THE Tory conference this week stepped up its vicious attack on teachers and their unions with education secretary Michael Gove treating them, as befits a Thatcherite, as ‘the enemy within’.
Gove’s outburst was aimed at the two largest teaching unions, the NUT and NASUWT, whose members last month commenced a work-to-rule campaign against cuts to pay and pensions.
This work-to-rule, which merely involves teachers working to their agreed hours of employment and agreed levels of responsibility, has driven Gove and the Tories into a frenzy of hatred towards the profession.
Apart from calling them ‘bigots’ who were holding back pupils from attaining their full potential, Gove made it plain that he intends to force teachers to work late during the week, work at weekends and that he intends to ‘create an atmosphere of strict discipline’ in schools – both for teachers and pupils.
The truth is that schools have always relied on teachers willingly giving up their free time to take on extra-curricular activities such as sport, drama or providing extra lessons, and doing so willingly and for no extra pay.
This threat comes on top of plans disclosed last month to introduce changes that would make it easier to sack teachers accused of underperforming and to institute a virtual reign of terror in classrooms with teachers being continually ‘assessed’ on their performance, until they crack up and can then be fast-tracked for the sack.
No-one enters the teaching profession for the money. What has angered teachers is not self-interest but the understanding that free state education is under direct threat from a government that is determined to destroy it, and with it the futures of millions of pupils.
The Tory-led coalition has followed on from the last Labour government’s policy of trying to turn every school into an Academy – whether staff or parents want it or not – and spending huge amounts of money on the creation of ‘free schools’.

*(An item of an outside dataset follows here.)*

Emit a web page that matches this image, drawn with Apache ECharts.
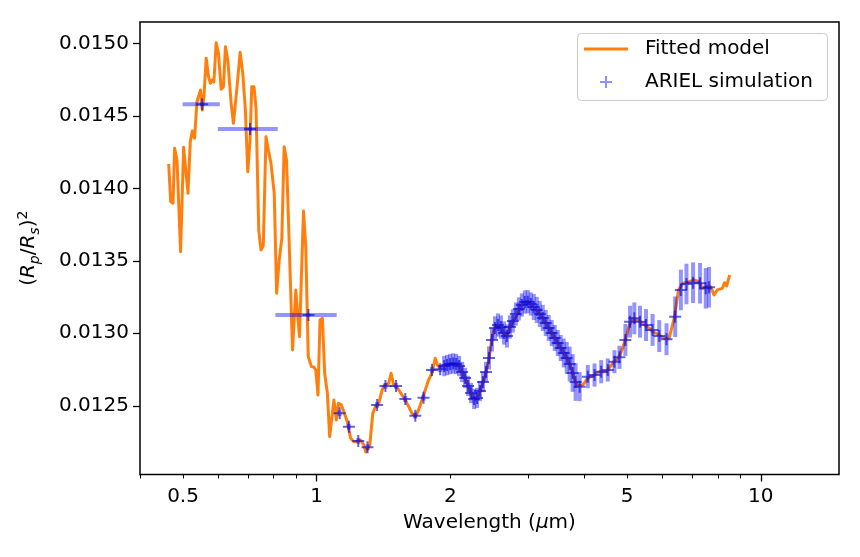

These schools, outside local government control and answerable to no-one but the businesses or groups that set them up, depend on state money but are free to recruit unqualified staff at much lower rates of pay, and break all the national agreements made with the teaching trade unions, with the full backing of the coalition. Schools that can hire and fire at will, pay what they like, and lengthen the teachers working day as they wish – these are the future as far as Gove and Cameron are concerned.
Last June, Gove made a speech extolling the new Norwich free school which will be open six days a week for 51 weeks of the year, with pupils and teachers getting only Christmas and bank holidays off.
This is more of a workhouse than a school.
Norwich free school got high praise from Cameron in his speech to the Tory conference as the blueprint for education in the 21st century.
The education and future of children is not under threat from teachers or their unions, it is being systematically undermined by a government that is determined to open schools up to private enterprise to make the profit motive the guiding principle of education.
The main obstacle to the destruction of free state education is the teachers and their unions. This is why they are hated by the Tories. The entire drive to force Academy status onto every school and set up unwanted free schools is to break the teaching unions, leaving teachers in a situation where they have only one choice: to be sacked or submit to cuts in pay, pensions, teaching standards and employment rights, to guarantee profits for private enterprise.
Christine Blower, NUT general secretary, said yesterday that ‘the teaching profession has never before come under such sustained criticism and attack.’
The response must be to defend the teachers and the entire system of free state education, by forcing the TUC to call a general strike, to lay the basis for a socialist revolution that will get rid of Gove, Cameron and capitalism once and for all.